>> START MATERIAL SUPPLIED

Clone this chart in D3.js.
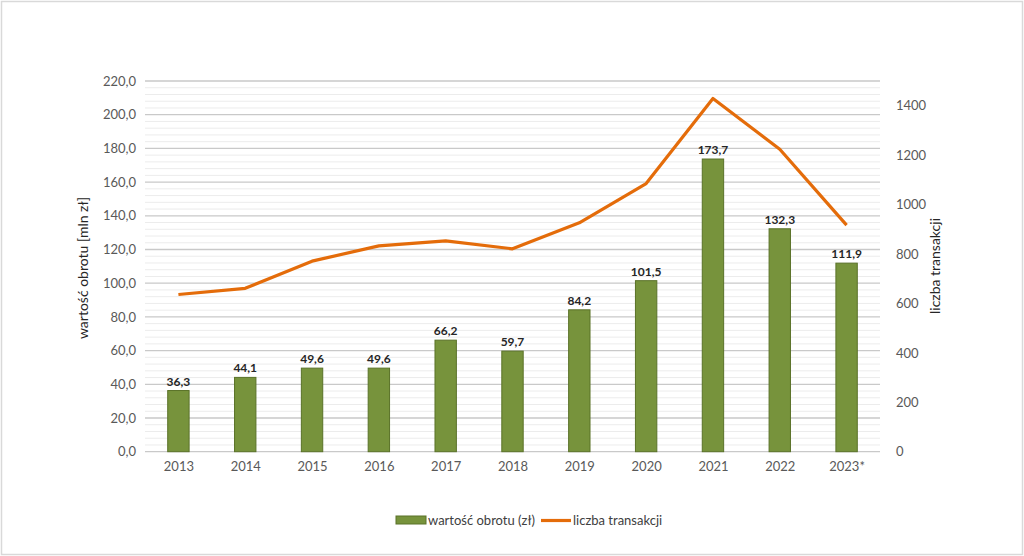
<!DOCTYPE html>
<html>
<head>
<meta charset="utf-8">
<script src="https://cdn.jsdelivr.net/npm/d3@7"></script>
<style>
html,body{margin:0;padding:0;background:#fff;}
svg{display:block;}
text{font-family:Lato,"Open Sans",sans-serif;}
</style>
</head>
<body>
<script>
const categories = ["2013","2014","2015","2016","2017","2018","2019","2020","2021","2022","2023*"];
const turnover = [36.3,44.1,49.6,49.6,66.2,59.7,84.2,101.5,173.7,132.3,111.9];
const transactions = [636,661,771,833,853,821,926,1085,1429,1224,917];
const leftTicks = [0,20,40,60,80,100,120,140,160,180,200,220];
const rightTicks = [0,200,400,600,800,1000,1200,1400];
const seriesNames = ["wartość obrotu (zł)","liczba transakcji"];
const axisTitles = ["wartość obrotu [mln zł]","liczba transakcji"];

const W=1024,H=556;
const m={l:145,r:880,t:81,b:451.7};
const svg=d3.select("body").append("svg").attr("width",W).attr("height",H);
svg.append("rect").attr("x",1.5).attr("y",1.5).attr("width",W-3).attr("height",H-3)
  .attr("fill","#fff").attr("stroke","#d9d9d9").attr("stroke-width",1.5);

const x=d3.scaleBand().domain(categories).range([m.l,m.r]).paddingInner(0.68).paddingOuter(0.34);
const xc=d3.scalePoint().domain(categories).range([m.l,m.r]).padding(0.5);
const yL=d3.scaleLinear().domain([0,220]).range([m.b,m.t]);
const yR=d3.scaleLinear().domain([0,1500]).range([m.b,m.t]);

// minor gridlines
const minor=d3.range(0,221,4).filter(v=>v%20!==0);
svg.append("g").selectAll("line").data(minor).join("line")
  .attr("x1",m.l).attr("x2",m.r).attr("y1",d=>yL(d)).attr("y2",d=>yL(d))
  .attr("stroke","#ececec").attr("stroke-width",1);
// major gridlines
svg.append("g").selectAll("line").data(leftTicks).join("line")
  .attr("x1",m.l).attr("x2",m.r).attr("y1",d=>yL(d)).attr("y2",d=>yL(d))
  .attr("stroke","#c9c9c9").attr("stroke-width",1.3);

// left axis
const fmt=v=>d3.format(".1f")(v).replace(".",",");
const gl=svg.append("g").attr("transform",`translate(${m.l},0)`)
  .call(d3.axisLeft(yL).tickValues(leftTicks).tickFormat(fmt).tickSize(0).tickPadding(9));
gl.select(".domain").remove();
gl.selectAll("text").attr("font-size",13).attr("fill","#595959").attr("font-family","Lato,sans-serif");

// right axis
const gr=svg.append("g").attr("transform",`translate(${m.r},0)`)
  .call(d3.axisRight(yR).tickValues(rightTicks).tickFormat(d3.format("d")).tickSize(0).tickPadding(16));
gr.select(".domain").remove();
gr.selectAll("text").attr("font-size",13).attr("fill","#595959").attr("font-family","Lato,sans-serif");

// bottom axis
const gb=svg.append("g").attr("transform",`translate(0,${m.b})`)
  .call(d3.axisBottom(xc).tickSize(0).tickPadding(10));
gb.select(".domain").remove();
gb.selectAll("text").attr("font-size",13).attr("fill","#595959").attr("font-family","Lato,sans-serif");

// bars
svg.append("g").selectAll("rect").data(turnover).join("rect")
  .attr("x",(d,i)=>x(categories[i])).attr("width",x.bandwidth())
  .attr("y",d=>yL(d)).attr("height",d=>yL(0)-yL(d))
  .attr("fill","#77933c").attr("stroke","#5a7228").attr("stroke-width",1);

// bar labels
svg.append("g").selectAll("text").data(turnover).join("text")
  .attr("x",(d,i)=>xc(categories[i])).attr("y",d=>yL(d)-5)
  .attr("text-anchor","middle").attr("font-size",12).attr("font-weight","bold")
  .attr("fill","#262626").text(d=>fmt(d));

// line
svg.append("path").datum(transactions)
  .attr("d",d3.line().x((d,i)=>xc(categories[i])).y(d=>yR(d)))
  .attr("fill","none").attr("stroke","#e46c0a").attr("stroke-width",3.2)
  .attr("stroke-linejoin","round");

// axis titles
svg.append("text").attr("transform","translate(88,268) rotate(-90)")
  .attr("text-anchor","middle").attr("font-size",14).attr("fill","#262626").text(axisTitles[0]);
svg.append("text").attr("transform","translate(940,266) rotate(-90)")
  .attr("text-anchor","middle").attr("font-size",14).attr("fill","#262626").text(axisTitles[1]);

// legend
const lg=svg.append("g");
lg.append("rect").attr("x",396).attr("y",516).attr("width",30).attr("height",8)
  .attr("fill","#77933c").attr("stroke","#5a7228").attr("stroke-width",1);
lg.append("text").attr("x",428).attr("y",525).attr("font-size",13).attr("fill","#404040").text(seriesNames[0]);
lg.append("line").attr("x1",541).attr("x2",571).attr("y1",520.5).attr("y2",520.5)
  .attr("stroke","#e46c0a").attr("stroke-width",3.2);
lg.append("text").attr("x",573).attr("y",525).attr("font-size",13).attr("fill","#404040").text(seriesNames[1]);
</script>
</body>
</html>
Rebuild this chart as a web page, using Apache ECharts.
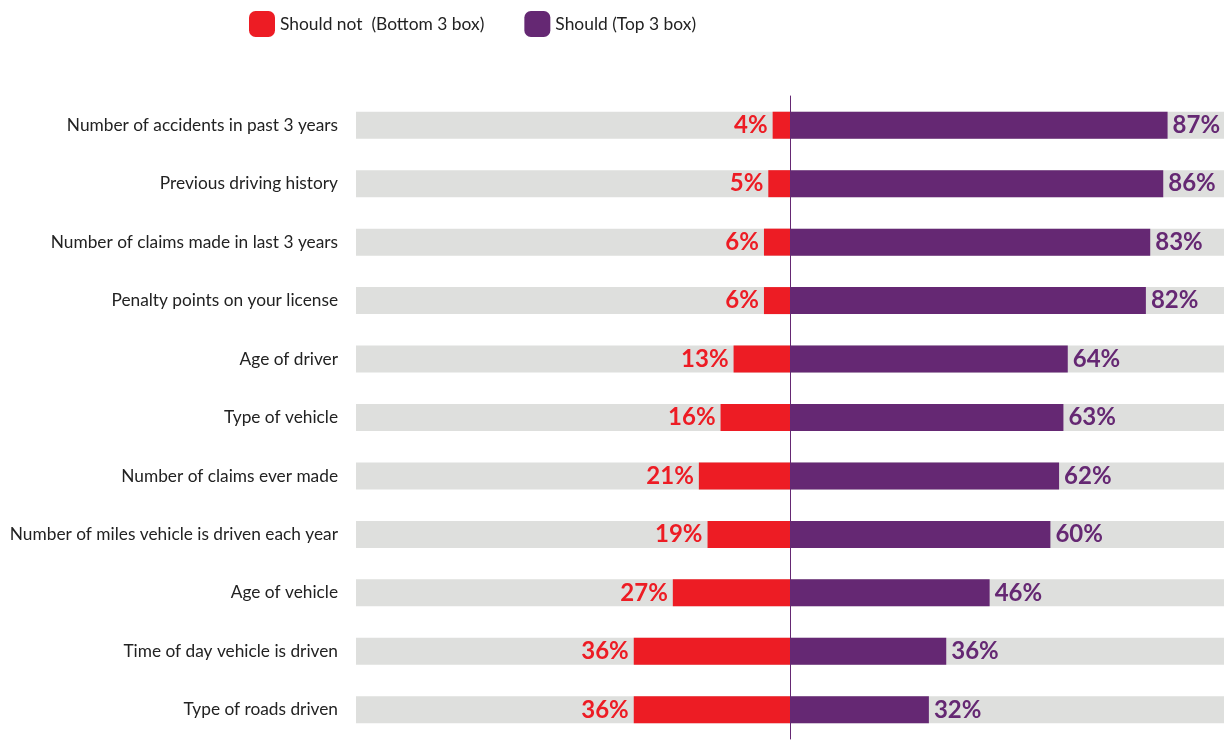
<!DOCTYPE html>
<html><head><meta charset="utf-8">
<script src="https://cdn.jsdelivr.net/npm/echarts@6/dist/echarts.min.js"></script>
<style>html,body{margin:0;padding:0;background:#fff}#c{width:1229px;height:740px}</style>
</head><body><div id="c"></div>
<script>
const categories = ["Number of accidents in past 3 years","Previous driving history","Number of claims made in last 3 years","Penalty points on your license","Age of driver","Type of vehicle","Number of claims ever made","Number of miles vehicle is driven each year","Age of vehicle","Time of day vehicle is driven","Type of roads driven"];
const shouldNot = [4,5,6,6,13,16,21,19,27,36,36];
const should = [87,86,83,82,64,63,62,60,46,36,32];
const seriesNames = ["Should not  (Bottom 3 box)","Should (Top 3 box)"];
const FONT = "Lato, 'Source Sans Pro', 'Noto Sans', sans-serif";
const chart = echarts.init(document.getElementById('c'));
chart.setOption({
  animation:false,
  textStyle:{fontFamily:FONT},
  legend:{left:249, top:11, padding:0, itemWidth:26, itemHeight:26, itemGap:40, icon:'roundRect',
    textStyle:{fontSize:17.4, color:'#222', fontFamily:FONT},
    data:seriesNames},
  grid:{left:356, right:5, top:96, bottom:1, containLabel:false},
  xAxis:{type:'value', min:-100, max:100, show:false},
  yAxis:{type:'category', data:categories, inverse:true,
    axisTick:{show:false},
    axisLine:{show:true, onZero:true, lineStyle:{color:'#652873', width:1}},
    axisLabel:{margin:18, fontSize:17.3, color:'#222', fontFamily:FONT},
    z:10},
  series:[
    {name:seriesNames[0], type:'bar', barWidth:27, barGap:'-100%',
      data:shouldNot.map(v=>-v),
      itemStyle:{color:'#ED1C24'},
      showBackground:true, backgroundStyle:{color:'#DEDFDD'},
      label:{show:true, position:'left', distance:5, fontSize:24, fontWeight:'bold', color:'#ED1C24', fontFamily:FONT,
        formatter:p=>Math.abs(p.value)+'%'}},
    {name:seriesNames[1], type:'bar', barWidth:27, barGap:'-100%',
      data:should,
      itemStyle:{color:'#652873'},
      label:{show:true, position:'right', distance:5, fontSize:24, fontWeight:'bold', color:'#652873', fontFamily:FONT,
        formatter:p=>p.value+'%'}}
  ]
});
</script></body></html>
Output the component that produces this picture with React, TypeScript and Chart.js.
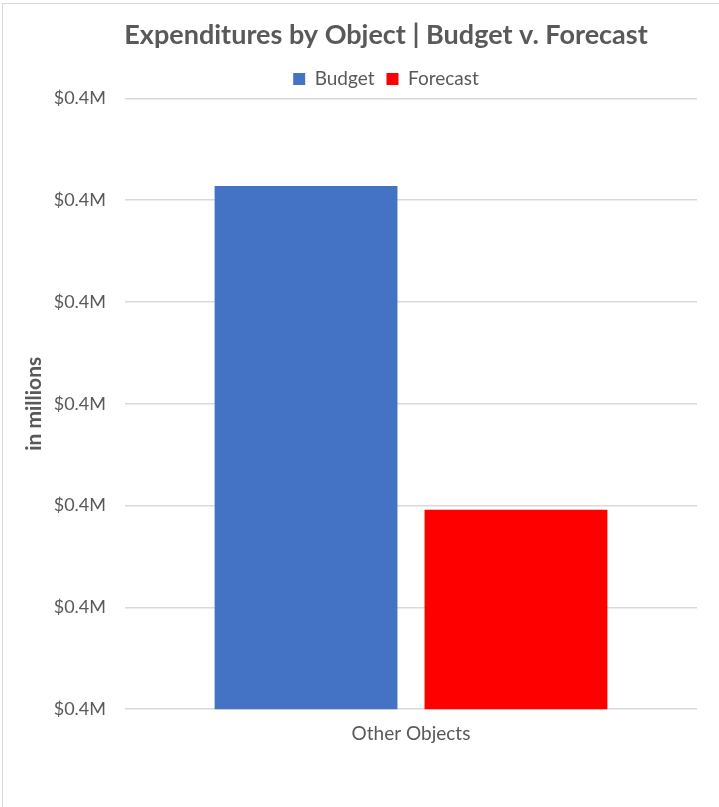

>> END MATERIAL SUPPLIED

The entries above should be reproduced exactly, without their pictures.

## RESPONSE TO THIS EXERCISE
Clone this chart in D3.js.
<!DOCTYPE html>
<html>
<head>
<meta charset="utf-8">
<script src="https://cdn.jsdelivr.net/npm/d3@7"></script>
<style>
html,body{margin:0;padding:0;background:#fff;}
svg{display:block;}
text{font-family:Lato,"Open Sans",sans-serif;}
</style>
</head>
<body>
<script>
const categories = ["2013","2014","2015","2016","2017","2018","2019","2020","2021","2022","2023*"];
const turnover = [36.3,44.1,49.6,49.6,66.2,59.7,84.2,101.5,173.7,132.3,111.9];
const transactions = [636,661,771,833,853,821,926,1085,1429,1224,917];
const leftTicks = [0,20,40,60,80,100,120,140,160,180,200,220];
const rightTicks = [0,200,400,600,800,1000,1200,1400];
const seriesNames = ["wartość obrotu (zł)","liczba transakcji"];
const axisTitles = ["wartość obrotu [mln zł]","liczba transakcji"];

const W=1024,H=556;
const m={l:145,r:880,t:81,b:451.7};
const svg=d3.select("body").append("svg").attr("width",W).attr("height",H);
svg.append("rect").attr("x",1.5).attr("y",1.5).attr("width",W-3).attr("height",H-3)
  .attr("fill","#fff").attr("stroke","#d9d9d9").attr("stroke-width",1.5);

const x=d3.scaleBand().domain(categories).range([m.l,m.r]).paddingInner(0.68).paddingOuter(0.34);
const xc=d3.scalePoint().domain(categories).range([m.l,m.r]).padding(0.5);
const yL=d3.scaleLinear().domain([0,220]).range([m.b,m.t]);
const yR=d3.scaleLinear().domain([0,1500]).range([m.b,m.t]);

// minor gridlines
const minor=d3.range(0,221,4).filter(v=>v%20!==0);
svg.append("g").selectAll("line").data(minor).join("line")
  .attr("x1",m.l).attr("x2",m.r).attr("y1",d=>yL(d)).attr("y2",d=>yL(d))
  .attr("stroke","#ececec").attr("stroke-width",1);
// major gridlines
svg.append("g").selectAll("line").data(leftTicks).join("line")
  .attr("x1",m.l).attr("x2",m.r).attr("y1",d=>yL(d)).attr("y2",d=>yL(d))
  .attr("stroke","#c9c9c9").attr("stroke-width",1.3);

// left axis
const fmt=v=>d3.format(".1f")(v).replace(".",",");
const gl=svg.append("g").attr("transform",`translate(${m.l},0)`)
  .call(d3.axisLeft(yL).tickValues(leftTicks).tickFormat(fmt).tickSize(0).tickPadding(9));
gl.select(".domain").remove();
gl.selectAll("text").attr("font-size",13).attr("fill","#595959").attr("font-family","Lato,sans-serif");

// right axis
const gr=svg.append("g").attr("transform",`translate(${m.r},0)`)
  .call(d3.axisRight(yR).tickValues(rightTicks).tickFormat(d3.format("d")).tickSize(0).tickPadding(16));
gr.select(".domain").remove();
gr.selectAll("text").attr("font-size",13).attr("fill","#595959").attr("font-family","Lato,sans-serif");

// bottom axis
const gb=svg.append("g").attr("transform",`translate(0,${m.b})`)
  .call(d3.axisBottom(xc).tickSize(0).tickPadding(10));
gb.select(".domain").remove();
gb.selectAll("text").attr("font-size",13).attr("fill","#595959").attr("font-family","Lato,sans-serif");

// bars
svg.append("g").selectAll("rect").data(turnover).join("rect")
  .attr("x",(d,i)=>x(categories[i])).attr("width",x.bandwidth())
  .attr("y",d=>yL(d)).attr("height",d=>yL(0)-yL(d))
  .attr("fill","#77933c").attr("stroke","#5a7228").attr("stroke-width",1);

// bar labels
svg.append("g").selectAll("text").data(turnover).join("text")
  .attr("x",(d,i)=>xc(categories[i])).attr("y",d=>yL(d)-5)
  .attr("text-anchor","middle").attr("font-size",12).attr("font-weight","bold")
  .attr("fill","#262626").text(d=>fmt(d));

// line
svg.append("path").datum(transactions)
  .attr("d",d3.line().x((d,i)=>xc(categories[i])).y(d=>yR(d)))
  .attr("fill","none").attr("stroke","#e46c0a").attr("stroke-width",3.2)
  .attr("stroke-linejoin","round");

// axis titles
svg.append("text").attr("transform","translate(88,268) rotate(-90)")
  .attr("text-anchor","middle").attr("font-size",14).attr("fill","#262626").text(axisTitles[0]);
svg.append("text").attr("transform","translate(940,266) rotate(-90)")
  .attr("text-anchor","middle").attr("font-size",14).attr("fill","#262626").text(axisTitles[1]);

// legend
const lg=svg.append("g");
lg.append("rect").attr("x",396).attr("y",516).attr("width",30).attr("height",8)
  .attr("fill","#77933c").attr("stroke","#5a7228").attr("stroke-width",1);
lg.append("text").attr("x",428).attr("y",525).attr("font-size",13).attr("fill","#404040").text(seriesNames[0]);
lg.append("line").attr("x1",541).attr("x2",571).attr("y1",520.5).attr("y2",520.5)
  .attr("stroke","#e46c0a").attr("stroke-width",3.2);
lg.append("text").attr("x",573).attr("y",525).attr("font-size",13).attr("fill","#404040").text(seriesNames[1]);
</script>
</body>
</html>
Rebuild this chart as a web page, using Apache ECharts.
<!DOCTYPE html>
<html><head><meta charset="utf-8">
<script src="https://cdn.jsdelivr.net/npm/echarts@6/dist/echarts.min.js"></script>
<style>html,body{margin:0;padding:0;background:#fff}#c{width:1229px;height:740px}</style>
</head><body><div id="c"></div>
<script>
const categories = ["Number of accidents in past 3 years","Previous driving history","Number of claims made in last 3 years","Penalty points on your license","Age of driver","Type of vehicle","Number of claims ever made","Number of miles vehicle is driven each year","Age of vehicle","Time of day vehicle is driven","Type of roads driven"];
const shouldNot = [4,5,6,6,13,16,21,19,27,36,36];
const should = [87,86,83,82,64,63,62,60,46,36,32];
const seriesNames = ["Should not  (Bottom 3 box)","Should (Top 3 box)"];
const FONT = "Lato, 'Source Sans Pro', 'Noto Sans', sans-serif";
const chart = echarts.init(document.getElementById('c'));
chart.setOption({
  animation:false,
  textStyle:{fontFamily:FONT},
  legend:{left:249, top:11, padding:0, itemWidth:26, itemHeight:26, itemGap:40, icon:'roundRect',
    textStyle:{fontSize:17.4, color:'#222', fontFamily:FONT},
    data:seriesNames},
  grid:{left:356, right:5, top:96, bottom:1, containLabel:false},
  xAxis:{type:'value', min:-100, max:100, show:false},
  yAxis:{type:'category', data:categories, inverse:true,
    axisTick:{show:false},
    axisLine:{show:true, onZero:true, lineStyle:{color:'#652873', width:1}},
    axisLabel:{margin:18, fontSize:17.3, color:'#222', fontFamily:FONT},
    z:10},
  series:[
    {name:seriesNames[0], type:'bar', barWidth:27, barGap:'-100%',
      data:shouldNot.map(v=>-v),
      itemStyle:{color:'#ED1C24'},
      showBackground:true, backgroundStyle:{color:'#DEDFDD'},
      label:{show:true, position:'left', distance:5, fontSize:24, fontWeight:'bold', color:'#ED1C24', fontFamily:FONT,
        formatter:p=>Math.abs(p.value)+'%'}},
    {name:seriesNames[1], type:'bar', barWidth:27, barGap:'-100%',
      data:should,
      itemStyle:{color:'#652873'},
      label:{show:true, position:'right', distance:5, fontSize:24, fontWeight:'bold', color:'#652873', fontFamily:FONT,
        formatter:p=>p.value+'%'}}
  ]
});
</script></body></html>
Output the component that produces this picture with React, TypeScript and Chart.js.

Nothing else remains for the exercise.